Attractions and Activities
There are no visitor facilities in the Savage River National Park. If you are an intrepid hiker, you can take a four-wheel-drive vehicle into the surrounding reserve and carve your own path into the park. There you’ll find stunning geo-diversity, rushing river catchments, primitive flora and fauna, the most extensive basalt plateau in the country, undisturbed ecosystems, old forests and breathtaking wilderness.

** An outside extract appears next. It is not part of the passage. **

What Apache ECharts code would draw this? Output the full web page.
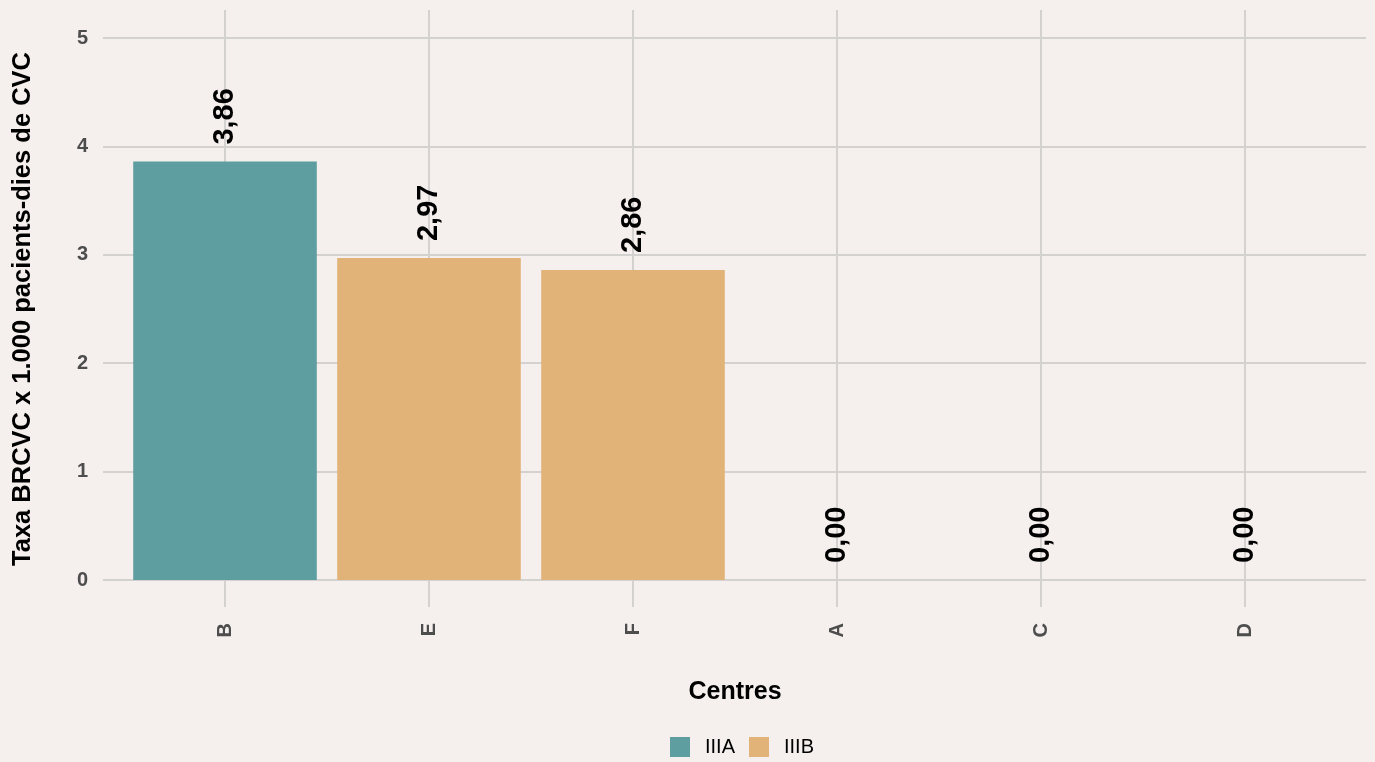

It’s best to stay on the outskirts of the national park by visiting a number of forest reserves to the north and west to get a feel for what it is like inside the national park itself. The Julius River Forest Reserve and Milkshakes Hills Forest Reserve are similar to Savage River National Park and have visitor facilities and mechanized access. You’ll be much safer in these areas while being able to experience similar ecosystems and terrains. You can also find plenty of nature walks in the surrounding Savage River Regional Reserve as well as fishing, camping, off-road driving tracks, rafting, kayaking and canoeing opportunities. Image Credit: Tourism Tasmania and Rob Burnett
Savage River National Park contains the largest untouched cool temperate rainforest in Australia. In the Western corner of the park, you’ll find an incredibly extensive basalt plateau while the Savage River itself pours through a gorge covered in thick rainforest.
The weather in the park remains cool throughout the year and temperatures can get pretty low when the sun sets. Couple cool temperatures with unpredictable rainy weather, and you have a recipe for dangerous conditions in unreachable lands.
Tasmanian devils wander this incredibly rugged stretch of land. They tend to love the wet scrubland and buttongrass moorland. You’ll also find Dusky Antechinus, Broad-toothed Mice, Wedge-tailed Eagles, Swift Parrots and Grey Goshawks. The Savage River itself contains giant crayfish. Image Credit: Tourism Tasmania & Paul Leitch
Facilities and Camping
There are no camping sites or facilities in the park.
This park was not established until 1999. This particular stretch of land is so beautiful that it is barred from human settlement and Tasmania has gone out of its way to prevent mechanized access to the Savage River Area. It was set aside to protect its incredible biodiversity in an intact rainforest ecosystem.